I think I was the first person to write something on this technique, certainly on the Internet, in my blog item Using C++ Intrinsic Functions for Pipelined Text Processing a couple of years ago, but only because the idea was too obvious to people involved with DSP to write about, I gather: of course you can use instrinsic functions for text processing! My code just used C++ intrinsics as an optimization on top of C++ code. But Cameron takes it to another level: his code abstracts out the features of the most common SIMD devices so that his algorithms can be arranged to work on this abstraction and compile to a wide range of targets processors, and he can dispense with the code. He reports 4 to 25 times speed increases, depending on the data; which is very promising.
I would love to see an XML parser that combines Cameron' SIMD work with the optimizations from IBM's XML Screamer, which seem to increase the speed of Java processing by two or three fold. Cameron's work is important because it gives a working abstraction that can inform decision-making on buiding SIMD-using capabilities into Java's text processing.

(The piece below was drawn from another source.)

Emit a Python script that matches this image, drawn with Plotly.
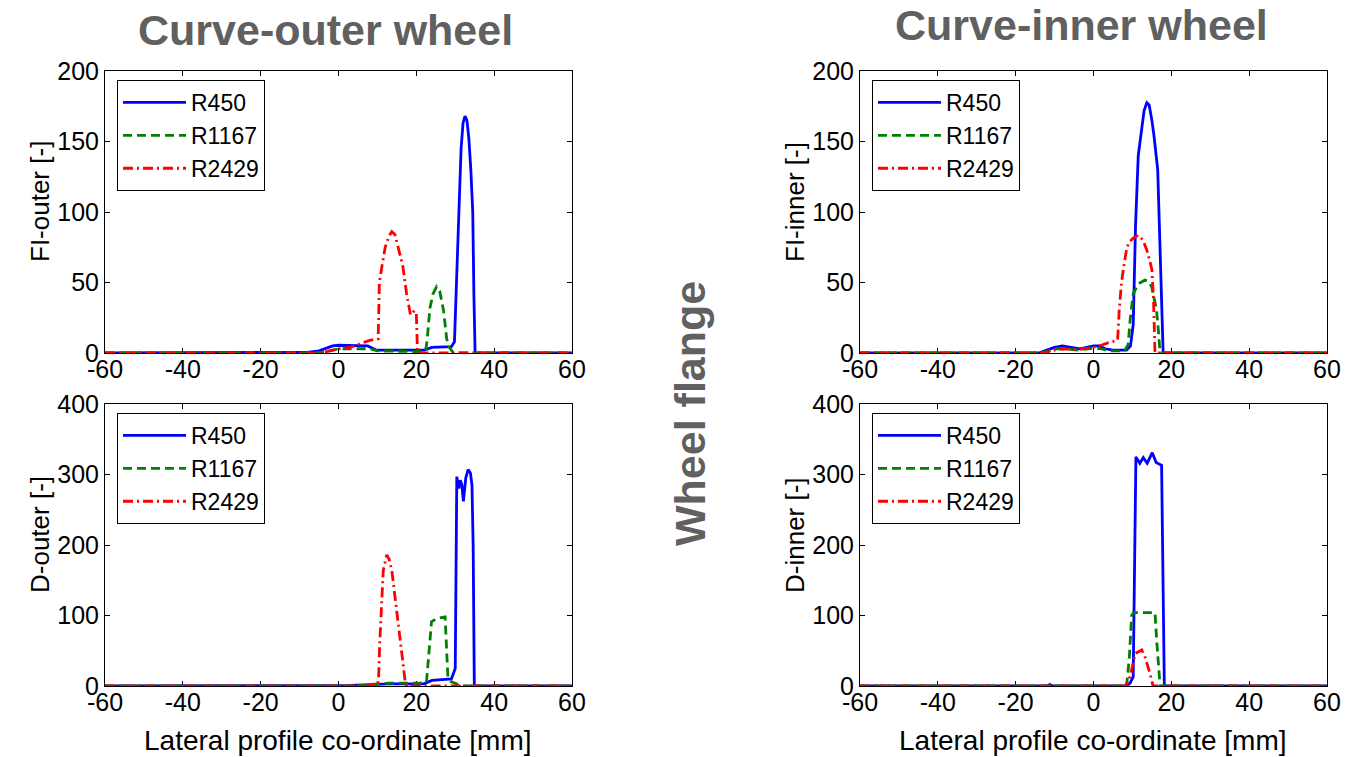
import plotly.graph_objects as go

# ---------------- data ----------------
SERIES_NAMES = ["R450", "R1167", "R2429"]
X_TICKS = [-60, -40, -20, 0, 20, 40, 60]
X_TICK_LABELS = ["-60", "-40", "-20", "0", "20", "40", "60"]
Y_TICKS_FI = [0, 50, 100, 150, 200]
Y_TICKS_D = [0, 100, 200, 300, 400]

# FI-outer (curve-outer wheel)
fi_out_r450_x = [-60, -10, -8, -5, -3, -1.5, 0, 5, 7.5, 9.8, 22, 24, 29, 29.8, 30.4, 31, 31.5, 32, 32.5, 33, 33.5, 34, 34.5, 34.8, 35.1, 60]
fi_out_r450_y = [0, 0, 0.5, 1.5, 3.5, 5, 5.5, 5.5, 5, 2, 2, 4, 4.5, 8, 60, 110, 145, 163, 168, 165, 152, 130, 100, 40, 0, 0]
fi_out_r1167_x = [-60, -6, -3, -1, 0, 8, 10, 20, 22.4, 22.8, 23.5, 24.3, 25.2, 26, 27, 27.8, 28.5, 29.5, 60]
fi_out_r1167_y = [0, 0, 1, 2.5, 3, 3, 1.5, 1, 1.5, 10, 32, 42, 47, 44, 30, 10, 4, 0, 0]
fi_out_r2429_x = [-60, -6, -3, 0, 3, 6, 8, 10.2, 10.5, 11.2, 12, 13, 13.7, 14.5, 15.5, 16.5, 17.5, 18.5, 19.5, 20, 20.3, 60]
fi_out_r2429_y = [0, 0, 1, 3, 4, 7, 9, 10, 50, 62, 75, 83, 86, 84, 72, 62, 42, 27, 30, 28, 0, 0]

# D-outer
d_out_r450_x = [-60, 0, 3, 13, 22, 24, 29, 30, 30.4, 30.9, 31.3, 31.7, 32.1, 32.7, 33.3, 33.9, 34.3, 34.6, 34.9, 60]
d_out_r450_y = [0, 0, 1, 3, 3, 8, 10, 25, 297, 280, 292, 285, 262, 295, 307, 302, 285, 200, 0, 0]
d_out_r1167_x = [-60, 5, 8, 13, 22, 22.6, 23.9, 25.2, 27.4, 28.1, 29, 30.4, 31, 60]
d_out_r1167_y = [0, 0, 2, 4, 4, 5, 91, 96, 98, 13, 6, 3, 0, 0]
d_out_r2429_x = [-60, 7, 10, 10.3, 10.6, 11.5, 12.4, 13, 13.7, 14.9, 16.2, 17.1, 17.5, 60]
d_out_r2429_y = [0, 0, 2, 10, 61, 164, 186, 180, 164, 108, 51, 8, 0, 0]

# FI-inner (curve-inner wheel)
fi_in_r450_x = [-60, -14, -12, -10, -8, -6, -3.5, 0, 1.5, 3, 5, 8.5, 9.5, 10.2, 10.8, 11.5, 12.2, 13, 13.7, 14.3, 15, 15.5, 16.5, 17.3, 17.9, 60]
fi_in_r450_y = [0, 0, 2, 4, 5, 4, 3, 5, 5, 3, 2, 2, 5, 20, 90, 140, 155, 172, 177.5, 176, 165, 155, 130, 60, 0, 0]
fi_in_r1167_x = [-60, -14, -12, -10, -8, -4, 0, 2, 4, 8, 8.9, 9.4, 10.2, 11.5, 13.2, 14, 14.95, 16.2, 16.7, 17.1, 60]
fi_in_r1167_y = [0, 0, 1, 3, 3, 2, 3.5, 3, 1.5, 1.5, 6, 23, 42, 49, 51.8, 51, 47, 30.5, 15, 0, 0]
fi_in_r2429_x = [-60, -13, -10, -8, -4, -1, 1, 3.5, 6.2, 6.6, 7.2, 7.7, 8.4, 9, 10, 11, 12, 13, 13.7, 14.5, 15, 15.4, 15.8, 60]
fi_in_r2429_y = [0, 0, 2, 3, 2.5, 4, 4.5, 7, 9, 30, 50, 60, 72, 78, 81, 83, 83, 78, 73, 65, 59, 40, 0, 0]

# D-inner
d_in_r450_x = [-60, -12, -11.2, -10.5, 8.5, 9.4, 10.2, 10.9, 11.9, 12.8, 13.8, 15.1, 16.1, 17.5, 18.2, 60]
d_in_r450_y = [0, 0, 2, 0, 0, 4, 13, 325, 316, 324, 316, 331, 317, 313, 0, 0]
d_in_r1167_x = [-60, 8.5, 9.2, 9.8, 10.3, 15.8, 16.3, 17.1, 60]
d_in_r1167_y = [0, 0, 40, 100, 104, 104, 60, 0, 0]
d_in_r2429_x = [-60, 8.2, 9.4, 10.7, 12.4, 13.2, 14.5, 15.3, 60]
d_in_r2429_y = [0, 0, 13, 46, 51, 41.6, 18, 0, 0]

PANELS = [
    ("x", "y", "legend", [(fi_out_r450_x, fi_out_r450_y), (fi_out_r1167_x, fi_out_r1167_y), (fi_out_r2429_x, fi_out_r2429_y)], Y_TICKS_FI, "FI-outer [-]"),
    ("x2", "y2", "legend2", [(fi_in_r450_x, fi_in_r450_y), (fi_in_r1167_x, fi_in_r1167_y), (fi_in_r2429_x, fi_in_r2429_y)], Y_TICKS_FI, "FI-inner [-]"),
    ("x3", "y3", "legend3", [(d_out_r450_x, d_out_r450_y), (d_out_r1167_x, d_out_r1167_y), (d_out_r2429_x, d_out_r2429_y)], Y_TICKS_D, "D-outer [-]"),
    ("x4", "y4", "legend4", [(d_in_r450_x, d_in_r450_y), (d_in_r1167_x, d_in_r1167_y), (d_in_r2429_x, d_in_r2429_y)], Y_TICKS_D, "D-inner [-]"),
]

# ---------------- style ----------------
W, H = 1346, 757
FONT = "Liberation Sans, Arial, Helvetica, sans-serif"
STYLES = [
    dict(color="#0000FF", width=2.8, dash="solid"),
    dict(color="#008000", width=2.8, dash="9px,5px"),
    dict(color="#FF0000", width=2.8, dash="10px,4px,2px,4px"),
]

def px_x(p):
    return p / W

def px_y(p):
    return 1 - p / H

# plot boxes in pixels: (left, right, top, bottom)
BOXES = [(105, 572, 71, 353), (860, 1327, 71, 353), (105, 572, 404, 686), (860, 1327, 404, 686)]

fig = go.Figure()
for (xa, ya, lg, series, yt, ytitle) in PANELS:
    for name, (xs, ys), st in zip(SERIES_NAMES, series, STYLES):
        fig.add_trace(go.Scatter(x=xs, y=ys, mode="lines", name=name, xaxis=xa, yaxis=ya,
                                 legend=lg, line=st, hoverinfo="x+y"))

layout = dict(width=W, height=H, margin=dict(l=0, r=0, t=0, b=0, autoexpand=False),
              paper_bgcolor="white", plot_bgcolor="white",
              font=dict(family=FONT, color="black", size=24), showlegend=True)

axis_common = dict(showline=True, linecolor="black", linewidth=1, mirror="allticks",
                   ticks="inside", ticklen=5, tickcolor="black", showgrid=False, zeroline=False,
                   tickfont=dict(size=25, family=FONT, color="black"), layer="below traces",
                   automargin=False)

annotations = []
for i, ((xa, ya, lg, series, yt, ytitle), (l, r, t, b)) in enumerate(zip(PANELS, BOXES)):
    xkey = "xaxis" if xa == "x" else "xaxis" + xa[1:]
    ykey = "yaxis" if ya == "y" else "yaxis" + ya[1:]
    layout[xkey] = dict(axis_common, domain=[px_x(l), px_x(r)], range=[-60, 60],
                        tickvals=X_TICKS, ticktext=X_TICK_LABELS, anchor=ya,
                        ticklabelstandoff=-6)
    layout[ykey] = dict(axis_common, domain=[px_y(b), px_y(t)], range=[yt[0], yt[-1]],
                        tickvals=yt, ticktext=[str(v) for v in yt], anchor=xa)
    layout[lg] = dict(x=px_x(l + 12), y=px_y(t + 9), xanchor="left", yanchor="top",
                      bgcolor="white", bordercolor="black", borderwidth=1,
                      font=dict(size=23, family=FONT, color="black"),
                      itemwidth=63, tracegroupgap=0, itemclick=False)
    annotations.append(dict(text=ytitle, x=px_x(l - 65), y=px_y((t + b) / 2 - 10),
                            xref="paper", yref="paper", showarrow=False, textangle=-90,
                            font=dict(size=26, family=FONT, color="black"),
                            xanchor="center", yanchor="middle"))
    if i >= 2:
        annotations.append(dict(text="Lateral profile co-ordinate [mm]", x=px_x((l + r) / 2 - 1),
                                y=px_y(740), xref="paper", yref="paper", showarrow=False,
                                font=dict(size=28, family=FONT, color="black"),
                                xanchor="center", yanchor="middle"))

TITLE_FONT = dict(size=43, family=FONT, color="#606060", weight="bold")
annotations.append(dict(text="Curve-outer wheel", x=px_x(325), y=px_y(30), xref="paper", yref="paper",
                        showarrow=False, font=TITLE_FONT, xanchor="center", yanchor="middle"))
annotations.append(dict(text="Curve-inner wheel", x=px_x(1081), y=px_y(25), xref="paper", yref="paper",
                        showarrow=False, font=TITLE_FONT, xanchor="center", yanchor="middle"))
annotations.append(dict(text="Wheel flange", x=px_x(690), y=px_y(413), xref="paper", yref="paper",
                        showarrow=False, font=TITLE_FONT, textangle=-90, xanchor="center", yanchor="middle"))
layout["annotations"] = annotations

fig.update_layout(**layout)
fig.write_html("out.html", config={"displayModeBar": False},
               post_script="document.body.style.margin='0px';document.body.style.overflow='hidden';")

That's a clever technique! One question, though. Why would you want to convert text in UTF-8 to UTF-16 at all? I would have thought that when parsing an XML document in UTF-8, it would be best to parse it as-is rather than transcoding to UTF-16 first. That sounds more efficient than converting it to UTF-16 and doubling (on average) the memory requirements.
There will be some ratio of ASCII to non-ASCII text at which it becomes more efficient to convert to parse as UTF-16 rather than UTF-8. This would primarily effect CJK (China/Japan/Korea) characters that take three bytes in UTF-8 but only two in UTF-16, where there is a ratio above which it is more efficient to transmit as UTF-16 as well. The "doubling of memory requirements" may be true in the Americas, Australia and Pacific, Indonesia, Malaysia, Sub-saharan Africa and parts of West Europe though.